Exercise instructions:
Quote each line of the material verbatim, without the pictures.
* * *
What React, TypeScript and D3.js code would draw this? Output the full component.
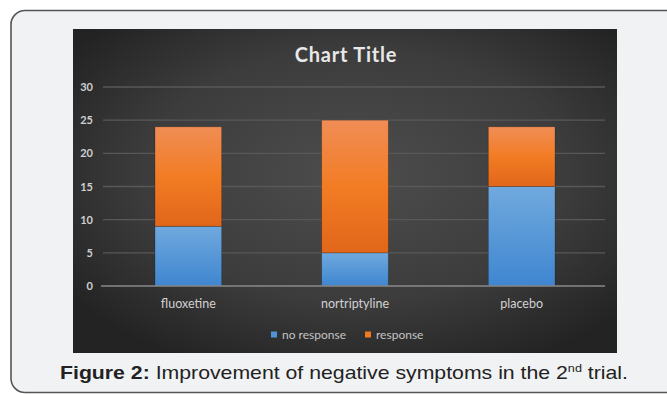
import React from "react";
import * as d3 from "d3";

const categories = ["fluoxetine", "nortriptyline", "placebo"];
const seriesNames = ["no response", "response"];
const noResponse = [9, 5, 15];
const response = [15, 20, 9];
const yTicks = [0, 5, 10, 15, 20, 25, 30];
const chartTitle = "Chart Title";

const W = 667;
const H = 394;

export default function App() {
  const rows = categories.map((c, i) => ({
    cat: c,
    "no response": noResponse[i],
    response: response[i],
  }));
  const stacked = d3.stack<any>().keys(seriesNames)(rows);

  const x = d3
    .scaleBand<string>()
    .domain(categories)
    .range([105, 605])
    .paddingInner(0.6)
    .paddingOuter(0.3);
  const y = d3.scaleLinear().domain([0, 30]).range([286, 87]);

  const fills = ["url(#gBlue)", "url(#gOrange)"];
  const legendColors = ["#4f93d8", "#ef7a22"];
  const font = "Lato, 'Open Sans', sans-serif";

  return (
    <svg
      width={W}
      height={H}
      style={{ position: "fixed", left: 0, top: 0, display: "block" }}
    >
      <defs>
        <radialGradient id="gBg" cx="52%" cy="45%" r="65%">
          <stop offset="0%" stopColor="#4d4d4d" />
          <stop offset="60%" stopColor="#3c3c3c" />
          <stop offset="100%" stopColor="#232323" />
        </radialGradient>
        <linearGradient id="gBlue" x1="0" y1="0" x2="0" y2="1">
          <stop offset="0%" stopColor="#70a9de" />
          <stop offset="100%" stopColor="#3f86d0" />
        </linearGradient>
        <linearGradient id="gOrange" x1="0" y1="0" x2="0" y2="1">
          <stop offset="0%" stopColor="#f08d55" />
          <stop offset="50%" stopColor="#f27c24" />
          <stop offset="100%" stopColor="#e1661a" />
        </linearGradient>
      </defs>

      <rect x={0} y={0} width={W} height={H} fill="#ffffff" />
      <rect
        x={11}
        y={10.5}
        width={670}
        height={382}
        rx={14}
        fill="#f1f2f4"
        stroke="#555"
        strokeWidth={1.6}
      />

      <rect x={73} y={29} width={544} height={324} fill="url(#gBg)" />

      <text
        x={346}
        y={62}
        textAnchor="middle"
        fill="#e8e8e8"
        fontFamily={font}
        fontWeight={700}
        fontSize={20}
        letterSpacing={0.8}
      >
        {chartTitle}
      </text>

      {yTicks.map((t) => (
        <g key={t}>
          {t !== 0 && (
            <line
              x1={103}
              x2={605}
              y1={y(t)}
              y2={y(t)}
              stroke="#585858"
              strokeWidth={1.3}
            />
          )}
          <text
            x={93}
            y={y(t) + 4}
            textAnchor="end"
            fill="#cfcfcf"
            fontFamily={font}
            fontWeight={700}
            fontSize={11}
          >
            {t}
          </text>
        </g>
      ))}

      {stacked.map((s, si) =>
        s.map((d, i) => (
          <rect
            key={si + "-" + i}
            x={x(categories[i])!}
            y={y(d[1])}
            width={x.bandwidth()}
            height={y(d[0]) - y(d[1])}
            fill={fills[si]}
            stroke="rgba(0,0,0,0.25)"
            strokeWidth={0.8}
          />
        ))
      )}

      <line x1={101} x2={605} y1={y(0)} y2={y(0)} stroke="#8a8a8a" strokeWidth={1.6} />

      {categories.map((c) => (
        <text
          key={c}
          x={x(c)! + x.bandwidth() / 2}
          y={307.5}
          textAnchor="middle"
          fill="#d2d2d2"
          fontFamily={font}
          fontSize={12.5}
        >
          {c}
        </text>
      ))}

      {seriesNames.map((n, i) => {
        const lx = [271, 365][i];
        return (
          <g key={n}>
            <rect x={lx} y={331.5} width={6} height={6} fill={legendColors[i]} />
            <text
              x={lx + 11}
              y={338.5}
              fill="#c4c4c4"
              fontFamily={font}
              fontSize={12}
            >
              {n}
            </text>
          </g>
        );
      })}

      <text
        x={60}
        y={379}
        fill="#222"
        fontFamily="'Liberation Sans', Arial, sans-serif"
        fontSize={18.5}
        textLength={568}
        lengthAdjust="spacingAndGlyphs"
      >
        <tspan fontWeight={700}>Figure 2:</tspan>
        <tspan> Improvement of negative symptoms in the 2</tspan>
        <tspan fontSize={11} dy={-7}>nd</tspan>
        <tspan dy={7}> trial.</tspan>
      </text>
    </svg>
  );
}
* * *
Worked answer:
What React, TypeScript and D3.js code would draw this? Output the full component.
import React from "react";
import * as d3 from "d3";

const categories = ["fluoxetine", "nortriptyline", "placebo"];
const seriesNames = ["no response", "response"];
const noResponse = [9, 5, 15];
const response = [15, 20, 9];
const yTicks = [0, 5, 10, 15, 20, 25, 30];
const chartTitle = "Chart Title";

const W = 667;
const H = 394;

export default function App() {
  const rows = categories.map((c, i) => ({
    cat: c,
    "no response": noResponse[i],
    response: response[i],
  }));
  const stacked = d3.stack<any>().keys(seriesNames)(rows);

  const x = d3
    .scaleBand<string>()
    .domain(categories)
    .range([105, 605])
    .paddingInner(0.6)
    .paddingOuter(0.3);
  const y = d3.scaleLinear().domain([0, 30]).range([286, 87]);

  const fills = ["url(#gBlue)", "url(#gOrange)"];
  const legendColors = ["#4f93d8", "#ef7a22"];
  const font = "Lato, 'Open Sans', sans-serif";

  return (
    <svg
      width={W}
      height={H}
      style={{ position: "fixed", left: 0, top: 0, display: "block" }}
    >
      <defs>
        <radialGradient id="gBg" cx="52%" cy="45%" r="65%">
          <stop offset="0%" stopColor="#4d4d4d" />
          <stop offset="60%" stopColor="#3c3c3c" />
          <stop offset="100%" stopColor="#232323" />
        </radialGradient>
        <linearGradient id="gBlue" x1="0" y1="0" x2="0" y2="1">
          <stop offset="0%" stopColor="#70a9de" />
          <stop offset="100%" stopColor="#3f86d0" />
        </linearGradient>
        <linearGradient id="gOrange" x1="0" y1="0" x2="0" y2="1">
          <stop offset="0%" stopColor="#f08d55" />
          <stop offset="50%" stopColor="#f27c24" />
          <stop offset="100%" stopColor="#e1661a" />
        </linearGradient>
      </defs>

      <rect x={0} y={0} width={W} height={H} fill="#ffffff" />
      <rect
        x={11}
        y={10.5}
        width={670}
        height={382}
        rx={14}
        fill="#f1f2f4"
        stroke="#555"
        strokeWidth={1.6}
      />

      <rect x={73} y={29} width={544} height={324} fill="url(#gBg)" />

      <text
        x={346}
        y={62}
        textAnchor="middle"
        fill="#e8e8e8"
        fontFamily={font}
        fontWeight={700}
        fontSize={20}
        letterSpacing={0.8}
      >
        {chartTitle}
      </text>

      {yTicks.map((t) => (
        <g key={t}>
          {t !== 0 && (
            <line
              x1={103}
              x2={605}
              y1={y(t)}
              y2={y(t)}
              stroke="#585858"
              strokeWidth={1.3}
            />
          )}
          <text
            x={93}
            y={y(t) + 4}
            textAnchor="end"
            fill="#cfcfcf"
            fontFamily={font}
            fontWeight={700}
            fontSize={11}
          >
            {t}
          </text>
        </g>
      ))}

      {stacked.map((s, si) =>
        s.map((d, i) => (
          <rect
            key={si + "-" + i}
            x={x(categories[i])!}
            y={y(d[1])}
            width={x.bandwidth()}
            height={y(d[0]) - y(d[1])}
            fill={fills[si]}
            stroke="rgba(0,0,0,0.25)"
            strokeWidth={0.8}
          />
        ))
      )}

      <line x1={101} x2={605} y1={y(0)} y2={y(0)} stroke="#8a8a8a" strokeWidth={1.6} />

      {categories.map((c) => (
        <text
          key={c}
          x={x(c)! + x.bandwidth() / 2}
          y={307.5}
          textAnchor="middle"
          fill="#d2d2d2"
          fontFamily={font}
          fontSize={12.5}
        >
          {c}
        </text>
      ))}

      {seriesNames.map((n, i) => {
        const lx = [271, 365][i];
        return (
          <g key={n}>
            <rect x={lx} y={331.5} width={6} height={6} fill={legendColors[i]} />
            <text
              x={lx + 11}
              y={338.5}
              fill="#c4c4c4"
              fontFamily={font}
              fontSize={12}
            >
              {n}
            </text>
          </g>
        );
      })}

      <text
        x={60}
        y={379}
        fill="#222"
        fontFamily="'Liberation Sans', Arial, sans-serif"
        fontSize={18.5}
        textLength={568}
        lengthAdjust="spacingAndGlyphs"
      >
        <tspan fontWeight={700}>Figure 2:</tspan>
        <tspan> Improvement of negative symptoms in the 2</tspan>
        <tspan fontSize={11} dy={-7}>nd</tspan>
        <tspan dy={7}> trial.</tspan>
      </text>
    </svg>
  );
}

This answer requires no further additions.